Monday, February 1, 2010
Rotorcraft Report: Army Seeks Expanded Aviation Brigades
“You’re on a constant treadmill in turning those brigades around,” said Maj. Gen. James Barclay, commanding general of the Army Aviation Center of Excellence at Fort Rucker, Ala. In addition to its current 11 active duty CABs, the Army has eight such units in the Reserve and National Guard. The Army has seven CABs overseas at any given time and one attached to the U.S. Northern Command, headquartered in Colorado Springs, Colo. Its goal is to give active duty CABs two years at home and reserve brigades four years for every year deployed. Currently, the 11 active duty CABs are spending only 12 to 15 months at home between deployments, Barclay said. “We’re trying to shift those timelines to meet the demand going into Afghanistan,” he added.

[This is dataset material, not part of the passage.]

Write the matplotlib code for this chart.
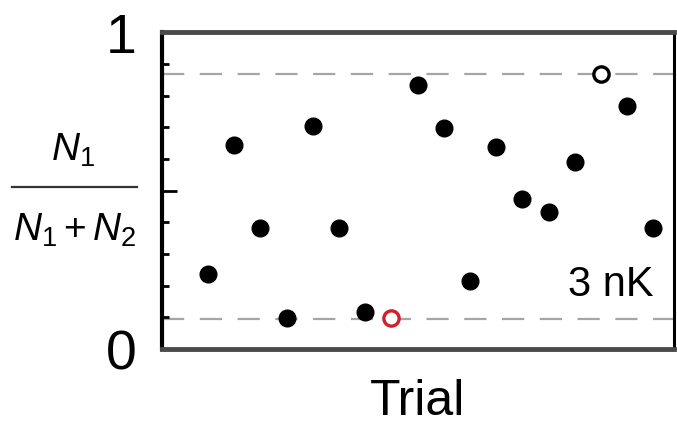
import numpy as np
import matplotlib.pyplot as plt

plt.rcParams['font.family'] = ['Liberation Sans', 'DejaVu Sans']
plt.rcParams['mathtext.fontset'] = 'custom'
plt.rcParams['mathtext.rm'] = 'Liberation Sans'
plt.rcParams['mathtext.it'] = 'Liberation Sans:italic'

# Data
trials = np.arange(1, 19)
ratio = [0.237, 0.645, 0.381, 0.097, 0.705, 0.381, 0.116, 0.097, 0.834,
         0.699, 0.216, 0.639, 0.473, 0.431, 0.591, 0.868, 0.768, 0.381]
red_trial = 8      # open red circle
open_trial = 16    # open black circle
levels = [0.095, 0.867]  # dashed reference lines

fig = plt.figure(figsize=(6.77, 4.31), dpi=100)
ax = fig.add_axes([0.239, 0.188, 0.756, 0.735])

for y in levels:
    ax.axhline(y, color='#a5a5a5', lw=1.6, dashes=(10, 7), zorder=1)

filled = [i for i, t in enumerate(trials) if t not in (red_trial, open_trial)]
ax.plot(trials[filled], np.array(ratio)[filled], 'o', color='black', ms=12, zorder=3)
ax.plot(red_trial, ratio[red_trial - 1], 'o', mfc='white', mec='#d0202e', mew=2.4, ms=11, zorder=3)
ax.plot(open_trial, ratio[open_trial - 1], 'o', mfc='white', mec='black', mew=2.4, ms=11, zorder=3)

ax.set_xlim(-0.76, 18.77)
ax.set_ylim(0, 1)
ax.set_xticks([])
ax.set_yticks([0, 0.5, 1])
ax.set_yticklabels(['0', '', '1'], fontsize=40)
ax.set_yticks(np.arange(0.1, 1.0, 0.1), minor=True)
ax.tick_params(axis='y', which='major', direction='in', length=11, width=2, pad=18)
ax.tick_params(axis='y', which='minor', direction='in', length=5, width=2)
ax.yaxis.get_major_ticks()[0].tick1line.set_visible(False)
ax.yaxis.get_major_ticks()[2].tick1line.set_visible(False)

ax.spines['top'].set_color('#4a4a4a')
ax.spines['bottom'].set_color('#4a4a4a')
ax.spines['top'].set_linewidth(3.5)
ax.spines['bottom'].set_linewidth(3.5)
ax.spines['left'].set_linewidth(3)
ax.spines['right'].set_linewidth(2.2)

ax.text(0.96, 0.205, '3 nK', transform=ax.transAxes, ha='right', va='center', fontsize=30)
ax.set_xlabel('Trial', fontsize=36, labelpad=21)

# y label as a fraction
fig.text(0.108, 0.652, r'$N_1$', ha='center', va='center', fontsize=28)
fig.add_artist(plt.Line2D([0.018, 0.203], [0.564, 0.564], color='#333333', lw=1.6))
fig.text(0.111, 0.465, r'$N_1 + N_2$', ha='center', va='center', fontsize=28)

fig.savefig('out.png', dpi=100)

Lt. Gen. James Thurman (pictured above), deputy chief of staff for operations, said the new CAB was being created from existing forces and would be designated the 16th Combat Aviation Brigade in honor of the Vietnam War-era 16th Aviation Group. “While all aircraft approved to establish the 16th Combat Aviation Brigade are already in the force, the Army must add approximately 700 soldiers to the force to stand up the assault helicopter battalion and aviation support battalion,” Thurman said.
Where the 16th CAB will be based is still being decided. After his AUSA speech, Thurman confirmed to reporters that the Army has been looking at creating a 13th active duty CAB. As this issue of Rotor & Wing went to press, the Army was still seeking approval from Defense Secretary Robert Gates to fund the 2,700 troops and 120 helicopters needed for that unit. Pentagon insiders expected Gates to okay the expansion. Thurman also said the Army was expanding its medical evacuation companies from 12 to 15 UH-60L helicopters each and had added nine medevac companies to reserve units. The first 15-helicopter medevac company will go to Afghanistan this spring, he said. “We’ve got to get our (wounded) men and women off the battlefield—that’s non-negotiable,” Thurman added.